Bambino vs. Fido: On Loving Dogs Less. Shauna, a pregnant blogger, reflects on how her relationship with her dogs will change–and stay the same–when she welcomes her baby into the world. I found this post very reassuring. As someone who hasn’t had kids yet but plans to one day, I confess I’m frankly terrified of the idea of emotionally displacing my future dogs. But, as she points out in this post, you don’t displace your dogs in your heart; you just make room. (Fido & Wino)

BFFs. Greyhounds snuggling on the couch. So cute. (Hiking Hounds)

Religious Dog Bumper Stickers. OK, pretend bumper stickers, but these still made me giggle. My favorite: “I’m Catholic but my corgi is affiliated with the Church of England.” (Dogs of the Interwebs)

Dog Refuses to Go Into Pool to Get Tennis Ball He Desperately Needs. In need of a laugh on this fine Tuesday? Look no further than this very, very determined golden retriever and his quest for one slightly out-of-reach tennis ball. (Best Week Ever)

On the intelligence of dogs

The smartest of them all? Click for source.

Many people like to cite Stanley Coren’s now notorious list of “the most intelligent dog breeds.” People who have breeds in the top 10 like to remind other people of such and tease those who have dogs who fall anywhere below Coren’s top 10.
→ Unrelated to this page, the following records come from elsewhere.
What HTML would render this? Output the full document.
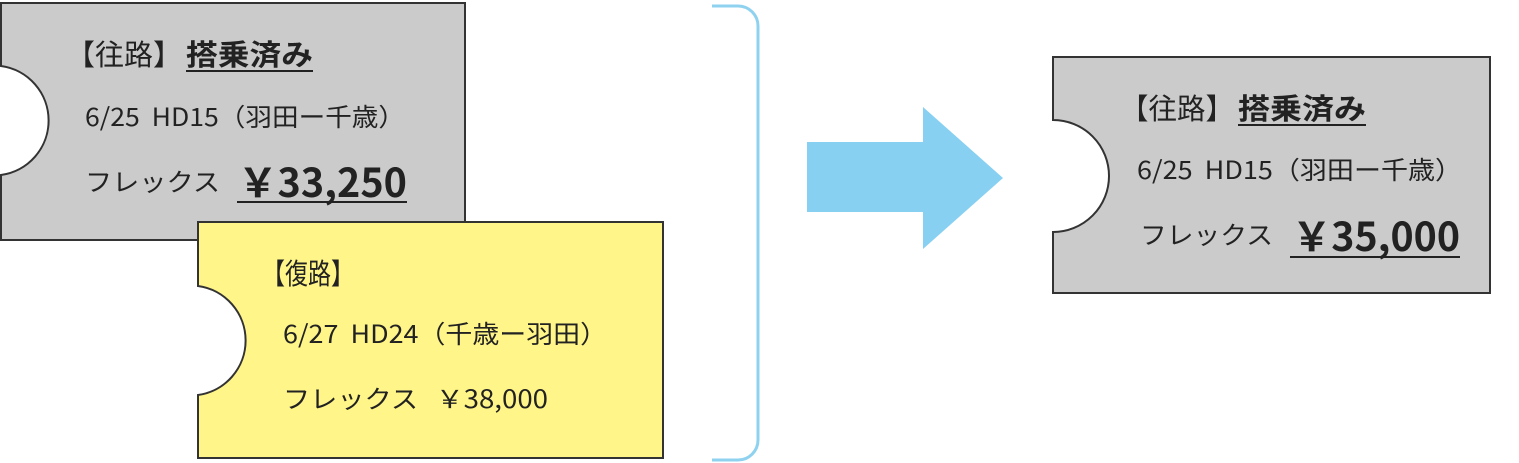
<!DOCTYPE html>
<html><head><meta charset="utf-8"><style>
html,body{margin:0;padding:0;background:#fff;}
svg{display:block;}
text{font-family:"Noto Sans CJK JP","Liberation Sans",sans-serif;fill:#222;}
.t{font-size:29px;}
.s{font-size:25px;}
.b{font-weight:bold;}
.p{font-size:40px;font-weight:bold;}
</style></head><body>
<svg width="1519" height="463" viewBox="0 0 1519 463" xmlns="http://www.w3.org/2000/svg">
<path d="M1,3 H465 V240 H1 V175 A55,55 0 0 0 1,66 Z" fill="#cbcbcb" stroke="#333" stroke-width="2"/>
<text class="t" x="66" y="65" textLength="116" lengthAdjust="spacingAndGlyphs">【往路】</text>
<text class="t b" x="186" y="65" textLength="127" lengthAdjust="spacingAndGlyphs">搭乗済み</text>
<line x1="186" y1="71" x2="313" y2="71" stroke="#222" stroke-width="2"/>
<text class="s" x="85" y="126" textLength="320" lengthAdjust="spacingAndGlyphs" xml:space="preserve">6/25  HD15（羽田ー千歳）</text>
<text class="s" x="85" y="191" textLength="135" lengthAdjust="spacingAndGlyphs">フレックス</text>
<text class="p" x="238" y="197" textLength="169" lengthAdjust="spacingAndGlyphs">￥33,250</text>
<line x1="237" y1="202" x2="407" y2="202" stroke="#222" stroke-width="2"/>
<path d="M198,222 H663 V458 H198 V395 A55,55 0 0 0 198,286 Z" fill="#fff588" stroke="#333" stroke-width="2"/>
<text class="t" x="262" y="284" textLength="92" lengthAdjust="spacingAndGlyphs">【復路】</text>
<text class="s" x="283" y="343" textLength="324" lengthAdjust="spacingAndGlyphs" xml:space="preserve">6/27  HD24（千歳ー羽田）</text>
<text class="s" x="283" y="408" textLength="135" lengthAdjust="spacingAndGlyphs">フレックス</text>
<text class="s" x="436" y="408" textLength="112" lengthAdjust="spacingAndGlyphs">￥38,000</text>
<path d="M712,6 H738 A20,20 0 0 1 758,26 V440 A20,20 0 0 1 738,460 H712" fill="none" stroke="#8fd2f0" stroke-width="3"/>
<path d="M807,142 H923 V107 L1003,178 L923,249 V212 H807 Z" fill="#88d0f2"/>
<path d="M1053,57 H1490 V293 H1053 V232 A56,56 0 0 0 1053,120 Z" fill="#cbcbcb" stroke="#333" stroke-width="2"/>
<text class="t" x="1120" y="119" textLength="114" lengthAdjust="spacingAndGlyphs">【往路】</text>
<text class="t b" x="1238" y="119" textLength="128" lengthAdjust="spacingAndGlyphs">搭乗済み</text>
<line x1="1238" y1="125" x2="1366" y2="125" stroke="#222" stroke-width="2"/>
<text class="s" x="1137" y="179" textLength="325" lengthAdjust="spacingAndGlyphs" xml:space="preserve">6/25  HD15（羽田ー千歳）</text>
<text class="s" x="1140" y="244" textLength="133" lengthAdjust="spacingAndGlyphs">フレックス</text>
<text class="p" x="1292" y="251" textLength="168" lengthAdjust="spacingAndGlyphs">￥35,000</text>
<line x1="1290" y1="257" x2="1460" y2="257" stroke="#222" stroke-width="2"/>
</svg>
</body></html>
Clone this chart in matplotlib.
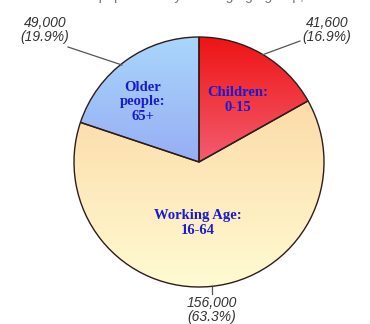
import matplotlib.pyplot as plt
import numpy as np
from matplotlib.colors import LinearSegmentedColormap

groups = ["Children:\n0-15", "Working Age:\n16-64", "Older\npeople:\n65+"]
counts = [41600, 156000, 49000]
value_labels = ["41,600\n(16.9%)", "156,000\n(63.3%)", "49,000\n(19.9%)"]
grad_top = ["#ee1414", "#fbd09a", "#a9d6fb"]
grad_bottom = ["#f8a6cc", "#fffbd2", "#8585ee"]

W, H = 370, 324
cx, cy, r = 199, 162, 125

fig = plt.figure(figsize=(3.7, 3.24), dpi=100)
ax = fig.add_axes([0, 0, 1, 1])

wedges, _ = ax.pie(counts, startangle=90, counterclock=False, center=(cx, cy),
                   radius=r, frame=True,
                   wedgeprops=dict(edgecolor="#2e1c1c", linewidth=1.0))
ax.set_xlim(0, W)
ax.set_ylim(0, H)
ax.set_aspect("equal")
ax.axis("off")

# vertical gradient fill in each slice
for w, c1, c2 in zip(wedges, grad_top, grad_bottom):
    w.set_facecolor("none")
    cmap = LinearSegmentedColormap.from_list("g", [c2, c1])
    grad = np.linspace(0, 1, 256).reshape(-1, 1)
    im = ax.imshow(grad, cmap=cmap, origin="lower", aspect="auto",
                   extent=[cx - r, cx + r, cy - r, cy + r], zorder=0.5)
    im.set_clip_path(w)
    w.set_zorder(1)

# group labels inside slices
inner_pos = [(238, 224), (198, 101), (143, 222)]
for (x, y), txt in zip(inner_pos, groups):
    ax.text(x, y, txt, ha="center", va="center", color="#1a1ad2",
            family="Liberation Serif", fontweight="bold", fontsize=10.5,
            linespacing=1.15)

# value labels with leader lines
lab_pos = [(327, 294), (212, 14), (45, 294)]
lines = [[(262, 269), (300, 283)], [(212, 37), (212, 30)], [(122, 259), (68, 277)]]
for (x, y), txt, ln in zip(lab_pos, value_labels, lines):
    ax.text(x, y, txt, ha="center", va="center", color="#333333",
            family="Liberation Sans", style="italic", fontsize=10,
            linespacing=1.05)
    xs, ys = zip(*ln)
    ax.plot(xs, ys, color="#555555", lw=0.9)

# title, mostly cut off at the top edge
ax.text(185, H + 4, "Estimated population by working age group, 2011",
        ha="center", va="center", color="#777777", family="Liberation Sans",
        fontsize=10, clip_on=False)

fig.savefig("out.png", dpi=100)
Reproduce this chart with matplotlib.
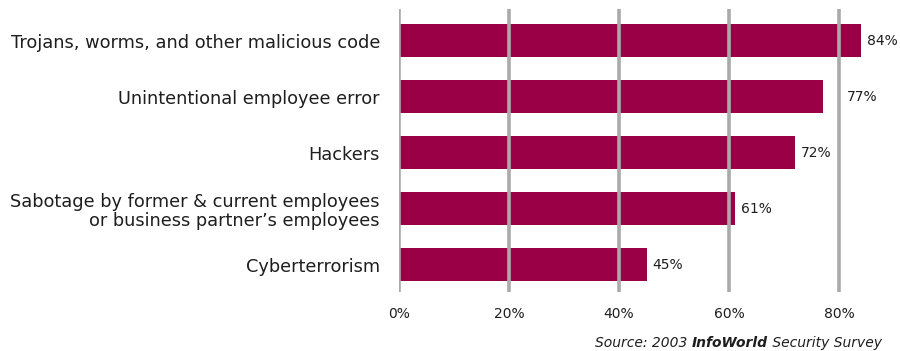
import matplotlib.pyplot as plt

# data
categories = [
    'Trojans, worms, and other malicious code',
    'Unintentional employee error',
    'Hackers',
    'Sabotage by former & current employees\nor business partner\u2019s employees',
    'Cyberterrorism',
]
values = [84, 77, 72, 61, 45]
tick_values = [0, 20, 40, 60, 80]
tick_labels = ['0%', '20%', '40%', '60%', '80%']

bar_color = '#990046'
grid_color = '#aaaaaa'
text_color = '#1e1e1e'

plt.rcParams['font.family'] = ['DejaVu Sans']

fig = plt.figure(figsize=(9, 3.51), dpi=100)
ax = fig.add_axes([399 / 900, 59 / 351, 495 / 900, 283 / 351])

# bars
ypos = list(range(len(values)))
ax.barh(ypos, values, height=0.59, color=bar_color, zorder=1)
ax.set_ylim(len(values) - 1 + 0.49, -0.5625)
ax.set_xlim(0, 90)

# vertical gridlines drawn over the bars
for t in tick_values:
    ax.axvline(t, color=grid_color, linewidth=2.6, zorder=3)

# value labels, pushed past the 80% line when they would touch it
for y, v in zip(ypos, values):
    x = v + 1.1
    if v < 80 < v + 5:
        x = 81.4
    ax.text(x, y, f'{v}%', va='center', ha='left', fontsize=10,
            color=text_color)

# axes appearance
ax.set_yticks(ypos)
ax.set_yticklabels(categories, fontsize=12.8, color=text_color,
                   linespacing=1.1)
ax.set_xticks(tick_values)
ax.set_xticklabels(tick_labels, fontsize=10, color=text_color)
ax.tick_params(axis='y', length=0, pad=13.7)
ax.tick_params(axis='x', length=0, pad=11)
for s in ax.spines.values():
    s.set_visible(False)

# source line
t3 = fig.text(882 / 900, 1 - 343 / 351, ' Security Survey', ha='right',
              va='center', fontsize=10, style='italic', color=text_color)
t2 = ax.annotate('InfoWorld', xy=(0, 0), xycoords=t3, ha='right',
                 va='bottom', fontsize=10, style='italic',
                 weight='bold', color=text_color)
t1 = ax.annotate('Source: 2003 ', xy=(0, 0), xycoords=t2, ha='right',
                 va='bottom', fontsize=10, style='italic',
                 color=text_color)

fig.savefig('out.png', dpi=100)
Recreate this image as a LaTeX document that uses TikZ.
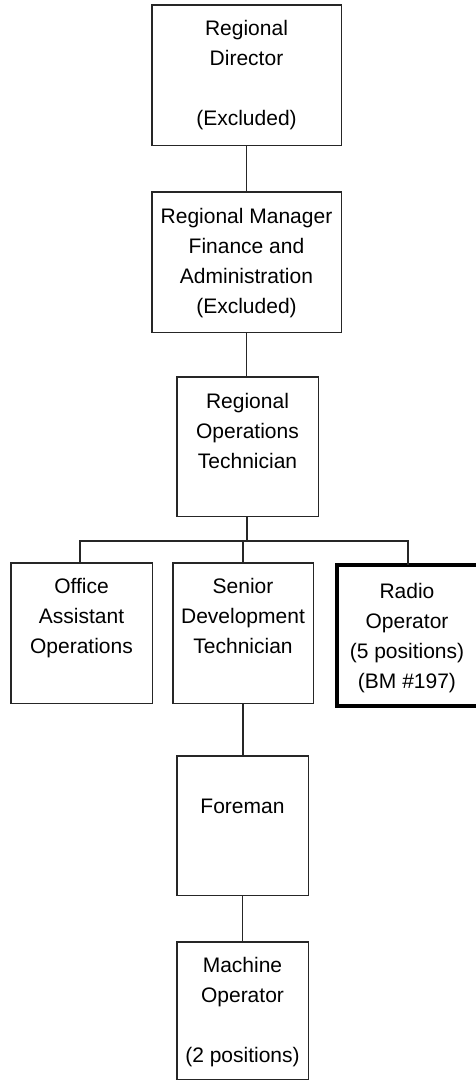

Stanley Coren’s Top 10 Most Obedient Breeds

  1. Border collie
  2. Poodle
  3. German shepherd
  4. Golden retriever
  5. Doberman pinscher
  6. Shetland sheepdog
  7. Labrador retriever
  8. Papillon
  9. Rottweiler
  10. Australian cattle dog

*Cited in his book, The Intelligence of Dogs. Links are to my “Breed Love” posts.

I think the problem with this list is the title. As many before me have pointed out, and as Coren’s own study acknowledges in the fine print, this oft-cited list measures canine intelligence by how quickly or effectively dogs obey humans. His study is a nice measure of obedience, but that’s primarily what it is. A more accurate title might have been “the most obedient dog breeds.”

Hounds rank very low according to this list, but that’s because Coren’s study cannot measure the independent-thinking and creativity that is employed by most hounds, especially scent hounds.

I’ve noticed this with hounds, even in my short tenure as a volunteer at the SPCA. Our SPCA has a ton of scent hounds, because we live in a part of the countryside that is popular with hunters who employ large packs of hounds and then don’t keep track of them if one goes missing. That said, I spend a lot of time at the SPCA walking hounds. These hounds are notably unresponsive to humans. They often seem to look right past you at something else (or, more accurately, at some other, more interesting smell). But this doesn’t mean they’re unintelligent; it just means they’re harder to train. These hounds are rather adept problem solvers. They figure out what they want then they plot how to get it, with or without any human aid.

Sight hounds, in my limited experience, are also very intelligent but prefer to follow their own direction. (The Afghan hound is famously ranked last on Coren’s list, in terms of what he calls intelligence.) When you ask a sight hound to do something, I imagine their internal response to be something like Bartleby the Scrivener: “I would prefer not to.” They are independent and self-directed and seem to weigh the pros and cons of following your commands.

Selfishly, I’ve always really loved dogs from the herding group, because these are some of the most human-responsive dogs of all (many in the herding group are in Coren’s top 30 “most intelligent” breeds). My favorite breeds–Australian shepherds, German shepherds, and border collies, to name a few–are incredibly attuned to their people. These high-energy dogs were made to watch human faces, study human body language, and follow human directives in their line of intense work. I’ll probably always prefer these dogs, mainly because they are so easy to train, but I think this just means that I’m lazy/afraid of how frustrated I’d get with a less responsive dog.

But at the end of the day, this list doesn’t matter. Because we know the truth: We all have the smartest dog in the whole world.